§ **Direction**
Every line of the listing must be reproduced as it stands. Leave the images behind.

## Start Information supplied

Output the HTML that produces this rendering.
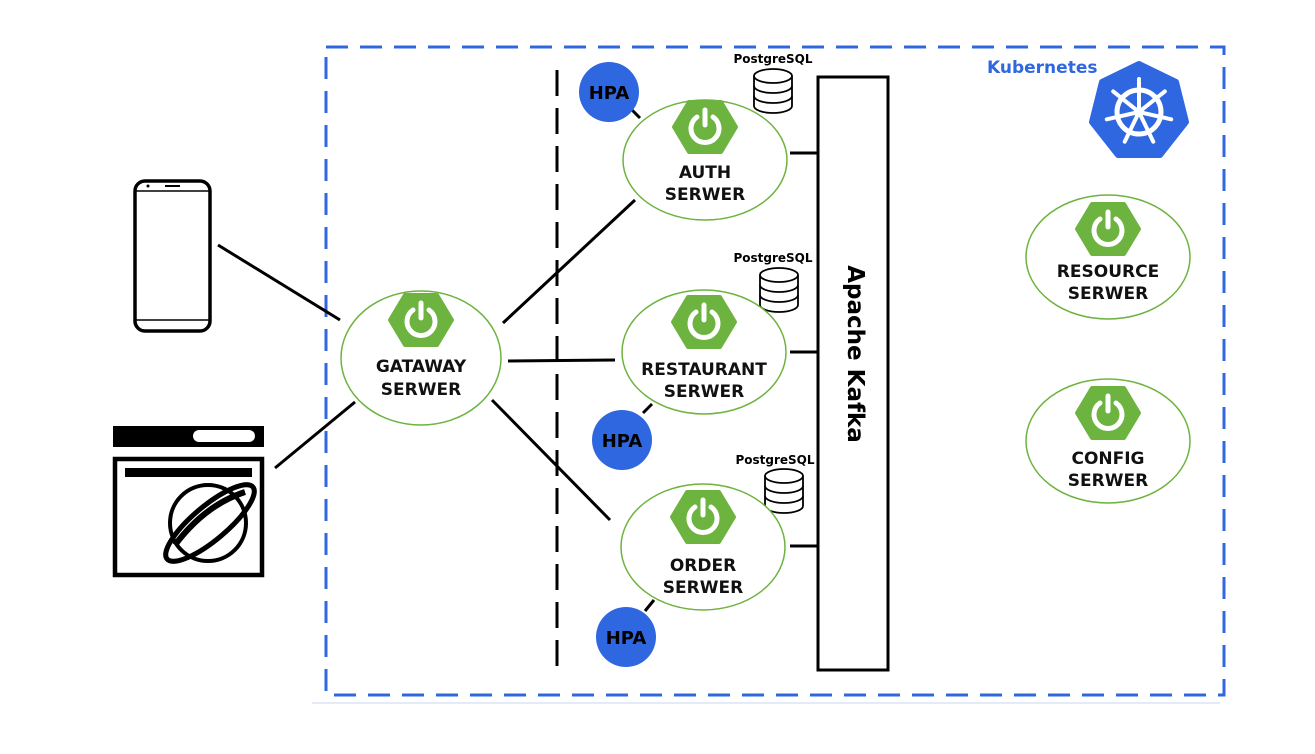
<!DOCTYPE html>
<html><head><meta charset="utf-8"><style>
html,body{margin:0;padding:0;background:#fff;}
svg{display:block;}
text{font-family:"DejaVu Sans","Liberation Sans",sans-serif;font-weight:bold;}
</style></head><body>
<svg width="1315" height="754" viewBox="0 0 1315 754" xmlns="http://www.w3.org/2000/svg">
<defs>
<g id="spring">
  <path d="M-31,0 L-16,-25 L16,-25 L31,0 L16,25 L-16,25 Z" fill="#6db33f" stroke="#6db33f" stroke-width="4" stroke-linejoin="round"/>
  <path d="M-8,-10 A14,14 0 1 0 8,-10" fill="none" stroke="#fff" stroke-width="5" stroke-linecap="round"/>
  <line x1="0" y1="-17" x2="0" y2="-2" stroke="#fff" stroke-width="5" stroke-linecap="round"/>
</g>
<g id="db">
  <path d="M-19,-14 V16 A19,7 0 0 0 19,16 V-14" fill="#fff" stroke="#000" stroke-width="1.8"/>
  <path d="M-19,-4 A19,7 0 0 0 19,-4 M-19,6 A19,7 0 0 0 19,6" fill="none" stroke="#000" stroke-width="1.8"/>
  <ellipse cx="0" cy="-14" rx="19" ry="7" fill="#fff" stroke="#000" stroke-width="1.8"/>
</g>
</defs>

<rect x="326" y="47" width="898" height="648" fill="none" stroke="#2f67e0" stroke-width="3" stroke-dasharray="22,12"/>
<line x1="312" y1="703" x2="1220" y2="703" stroke="#c8d4f2" stroke-width="1"/>
<text x="987" y="73" font-size="17" fill="#2f67e0">Kubernetes</text>
<g transform="translate(1139,112)">
  <path d="M0,-48 L37,-30 L47,10 L21,43 L-21,43 L-47,10 L-37,-30 Z" fill="#2f67e0" stroke="#2f67e0" stroke-width="6" stroke-linejoin="round"/>
  <circle cx="0" cy="0" r="22" fill="none" stroke="#fff" stroke-width="5"/>
  <circle cx="0" cy="0" r="5" fill="#fff"/>
  <g stroke="#fff" stroke-width="4" stroke-linecap="round">
    <line x1="0" y1="0" x2="0" y2="-33"/>
    <line x1="0" y1="0" x2="25.8" y2="-20.6"/>
    <line x1="0" y1="0" x2="32.2" y2="7.3"/>
    <line x1="0" y1="0" x2="14.3" y2="29.7"/>
    <line x1="0" y1="0" x2="-14.3" y2="29.7"/>
    <line x1="0" y1="0" x2="-32.2" y2="7.3"/>
    <line x1="0" y1="0" x2="-25.8" y2="-20.6"/>
  </g>
</g>

<line x1="557" y1="70" x2="557" y2="678" stroke="#000" stroke-width="3" stroke-dasharray="26,12"/>

<rect x="818" y="77" width="70" height="593" fill="#fff" stroke="#000" stroke-width="3"/>
<text transform="translate(848,354) rotate(90)" text-anchor="middle" font-size="23" fill="#000">Apache Kafka</text>

<g stroke="#000" stroke-width="3">
  <line x1="218" y1="245" x2="340" y2="320"/>
  <line x1="275" y1="468" x2="355" y2="402"/>
  <line x1="503" y1="323" x2="635" y2="200"/>
  <line x1="508" y1="361" x2="615" y2="360"/>
  <line x1="492" y1="400" x2="610" y2="520"/>
  <line x1="790" y1="153" x2="818" y2="153"/>
  <line x1="790" y1="352" x2="818" y2="352"/>
  <line x1="790" y1="546" x2="818" y2="546"/>
  <line x1="629" y1="107" x2="640" y2="118"/>
  <line x1="643" y1="413" x2="652" y2="404"/>
  <line x1="645" y1="611" x2="654" y2="600"/>
</g>

<g fill="#2f67e0">
  <circle cx="609" cy="92" r="30"/>
  <circle cx="622" cy="440" r="30"/>
  <circle cx="626" cy="637" r="30"/>
</g>
<g font-size="18" fill="#000" text-anchor="middle">
  <text x="609" y="99">HPA</text>
  <text x="622" y="447">HPA</text>
  <text x="626" y="644">HPA</text>
</g>

<use href="#db" x="773" y="90"/>
<use href="#db" x="779" y="289"/>
<use href="#db" x="784" y="490"/>
<g font-size="12" fill="#000" text-anchor="middle">
  <text x="773" y="63">PostgreSQL</text>
  <text x="773" y="262">PostgreSQL</text>
  <text x="775" y="464">PostgreSQL</text>
</g>

<g fill="#fff" stroke="#6db33f" stroke-width="1.5">
  <ellipse cx="705" cy="160" rx="82" ry="60"/>
  <ellipse cx="704" cy="352" rx="82" ry="62"/>
  <ellipse cx="703" cy="547" rx="82" ry="63"/>
  <ellipse cx="421" cy="358" rx="80" ry="67"/>
  <ellipse cx="1108" cy="257" rx="82" ry="62"/>
  <ellipse cx="1108" cy="441" rx="82" ry="62"/>
</g>
<use href="#spring" x="705" y="127"/>
<use href="#spring" x="704" y="322"/>
<use href="#spring" x="703" y="517"/>
<use href="#spring" x="421" y="320"/>
<use href="#spring" x="1108" y="229"/>
<use href="#spring" x="1108" y="413"/>
<g font-size="17" fill="#111" text-anchor="middle">
  <text x="705" y="178">AUTH</text><text x="705" y="200">SERWER</text>
  <text x="704" y="375">RESTAURANT</text><text x="704" y="397">SERWER</text>
  <text x="703" y="571">ORDER</text><text x="703" y="593">SERWER</text>
  <text x="421" y="372">GATAWAY</text><text x="421" y="395">SERWER</text>
  <text x="1108" y="277">RESOURCE</text><text x="1108" y="299">SERWER</text>
  <text x="1108" y="464">CONFIG</text><text x="1108" y="486">SERWER</text>
</g>

<rect x="135" y="181" width="75" height="150" rx="10" fill="#fff" stroke="#000" stroke-width="3.5"/>
<line x1="136" y1="191" x2="209" y2="191" stroke="#000" stroke-width="1.5"/>
<line x1="136" y1="320" x2="209" y2="320" stroke="#000" stroke-width="1.5"/>
<circle cx="148" cy="186" r="1.5" fill="#000"/>
<line x1="165" y1="186" x2="180" y2="186" stroke="#000" stroke-width="2"/>

<rect x="113" y="426" width="151" height="21" fill="#000"/>
<rect x="193" y="430" width="62" height="12" rx="6" fill="#fff"/>
<rect x="115" y="459" width="147" height="116" fill="#fff" stroke="#000" stroke-width="4.5"/>
<rect x="125" y="468" width="127" height="9" fill="#000"/>
<circle cx="208" cy="523" r="38" fill="none" stroke="#000" stroke-width="4"/>
<ellipse cx="210" cy="523" rx="56" ry="17" transform="rotate(-40 210 523)" fill="none" stroke="#000" stroke-width="5"/>
<path d="M175,545 Q205,505 245,492" fill="none" stroke="#000" stroke-width="6"/>
</svg>
</body></html>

## End Information supplied

§ **Full answer**
Output the HTML that produces this rendering.
<!DOCTYPE html>
<html><head><meta charset="utf-8"><style>
html,body{margin:0;padding:0;background:#fff;}
svg{display:block;}
text{font-family:"DejaVu Sans","Liberation Sans",sans-serif;font-weight:bold;}
</style></head><body>
<svg width="1315" height="754" viewBox="0 0 1315 754" xmlns="http://www.w3.org/2000/svg">
<defs>
<g id="spring">
  <path d="M-31,0 L-16,-25 L16,-25 L31,0 L16,25 L-16,25 Z" fill="#6db33f" stroke="#6db33f" stroke-width="4" stroke-linejoin="round"/>
  <path d="M-8,-10 A14,14 0 1 0 8,-10" fill="none" stroke="#fff" stroke-width="5" stroke-linecap="round"/>
  <line x1="0" y1="-17" x2="0" y2="-2" stroke="#fff" stroke-width="5" stroke-linecap="round"/>
</g>
<g id="db">
  <path d="M-19,-14 V16 A19,7 0 0 0 19,16 V-14" fill="#fff" stroke="#000" stroke-width="1.8"/>
  <path d="M-19,-4 A19,7 0 0 0 19,-4 M-19,6 A19,7 0 0 0 19,6" fill="none" stroke="#000" stroke-width="1.8"/>
  <ellipse cx="0" cy="-14" rx="19" ry="7" fill="#fff" stroke="#000" stroke-width="1.8"/>
</g>
</defs>

<rect x="326" y="47" width="898" height="648" fill="none" stroke="#2f67e0" stroke-width="3" stroke-dasharray="22,12"/>
<line x1="312" y1="703" x2="1220" y2="703" stroke="#c8d4f2" stroke-width="1"/>
<text x="987" y="73" font-size="17" fill="#2f67e0">Kubernetes</text>
<g transform="translate(1139,112)">
  <path d="M0,-48 L37,-30 L47,10 L21,43 L-21,43 L-47,10 L-37,-30 Z" fill="#2f67e0" stroke="#2f67e0" stroke-width="6" stroke-linejoin="round"/>
  <circle cx="0" cy="0" r="22" fill="none" stroke="#fff" stroke-width="5"/>
  <circle cx="0" cy="0" r="5" fill="#fff"/>
  <g stroke="#fff" stroke-width="4" stroke-linecap="round">
    <line x1="0" y1="0" x2="0" y2="-33"/>
    <line x1="0" y1="0" x2="25.8" y2="-20.6"/>
    <line x1="0" y1="0" x2="32.2" y2="7.3"/>
    <line x1="0" y1="0" x2="14.3" y2="29.7"/>
    <line x1="0" y1="0" x2="-14.3" y2="29.7"/>
    <line x1="0" y1="0" x2="-32.2" y2="7.3"/>
    <line x1="0" y1="0" x2="-25.8" y2="-20.6"/>
  </g>
</g>

<line x1="557" y1="70" x2="557" y2="678" stroke="#000" stroke-width="3" stroke-dasharray="26,12"/>

<rect x="818" y="77" width="70" height="593" fill="#fff" stroke="#000" stroke-width="3"/>
<text transform="translate(848,354) rotate(90)" text-anchor="middle" font-size="23" fill="#000">Apache Kafka</text>

<g stroke="#000" stroke-width="3">
  <line x1="218" y1="245" x2="340" y2="320"/>
  <line x1="275" y1="468" x2="355" y2="402"/>
  <line x1="503" y1="323" x2="635" y2="200"/>
  <line x1="508" y1="361" x2="615" y2="360"/>
  <line x1="492" y1="400" x2="610" y2="520"/>
  <line x1="790" y1="153" x2="818" y2="153"/>
  <line x1="790" y1="352" x2="818" y2="352"/>
  <line x1="790" y1="546" x2="818" y2="546"/>
  <line x1="629" y1="107" x2="640" y2="118"/>
  <line x1="643" y1="413" x2="652" y2="404"/>
  <line x1="645" y1="611" x2="654" y2="600"/>
</g>

<g fill="#2f67e0">
  <circle cx="609" cy="92" r="30"/>
  <circle cx="622" cy="440" r="30"/>
  <circle cx="626" cy="637" r="30"/>
</g>
<g font-size="18" fill="#000" text-anchor="middle">
  <text x="609" y="99">HPA</text>
  <text x="622" y="447">HPA</text>
  <text x="626" y="644">HPA</text>
</g>

<use href="#db" x="773" y="90"/>
<use href="#db" x="779" y="289"/>
<use href="#db" x="784" y="490"/>
<g font-size="12" fill="#000" text-anchor="middle">
  <text x="773" y="63">PostgreSQL</text>
  <text x="773" y="262">PostgreSQL</text>
  <text x="775" y="464">PostgreSQL</text>
</g>

<g fill="#fff" stroke="#6db33f" stroke-width="1.5">
  <ellipse cx="705" cy="160" rx="82" ry="60"/>
  <ellipse cx="704" cy="352" rx="82" ry="62"/>
  <ellipse cx="703" cy="547" rx="82" ry="63"/>
  <ellipse cx="421" cy="358" rx="80" ry="67"/>
  <ellipse cx="1108" cy="257" rx="82" ry="62"/>
  <ellipse cx="1108" cy="441" rx="82" ry="62"/>
</g>
<use href="#spring" x="705" y="127"/>
<use href="#spring" x="704" y="322"/>
<use href="#spring" x="703" y="517"/>
<use href="#spring" x="421" y="320"/>
<use href="#spring" x="1108" y="229"/>
<use href="#spring" x="1108" y="413"/>
<g font-size="17" fill="#111" text-anchor="middle">
  <text x="705" y="178">AUTH</text><text x="705" y="200">SERWER</text>
  <text x="704" y="375">RESTAURANT</text><text x="704" y="397">SERWER</text>
  <text x="703" y="571">ORDER</text><text x="703" y="593">SERWER</text>
  <text x="421" y="372">GATAWAY</text><text x="421" y="395">SERWER</text>
  <text x="1108" y="277">RESOURCE</text><text x="1108" y="299">SERWER</text>
  <text x="1108" y="464">CONFIG</text><text x="1108" y="486">SERWER</text>
</g>

<rect x="135" y="181" width="75" height="150" rx="10" fill="#fff" stroke="#000" stroke-width="3.5"/>
<line x1="136" y1="191" x2="209" y2="191" stroke="#000" stroke-width="1.5"/>
<line x1="136" y1="320" x2="209" y2="320" stroke="#000" stroke-width="1.5"/>
<circle cx="148" cy="186" r="1.5" fill="#000"/>
<line x1="165" y1="186" x2="180" y2="186" stroke="#000" stroke-width="2"/>

<rect x="113" y="426" width="151" height="21" fill="#000"/>
<rect x="193" y="430" width="62" height="12" rx="6" fill="#fff"/>
<rect x="115" y="459" width="147" height="116" fill="#fff" stroke="#000" stroke-width="4.5"/>
<rect x="125" y="468" width="127" height="9" fill="#000"/>
<circle cx="208" cy="523" r="38" fill="none" stroke="#000" stroke-width="4"/>
<ellipse cx="210" cy="523" rx="56" ry="17" transform="rotate(-40 210 523)" fill="none" stroke="#000" stroke-width="5"/>
<path d="M175,545 Q205,505 245,492" fill="none" stroke="#000" stroke-width="6"/>
</svg>
</body></html>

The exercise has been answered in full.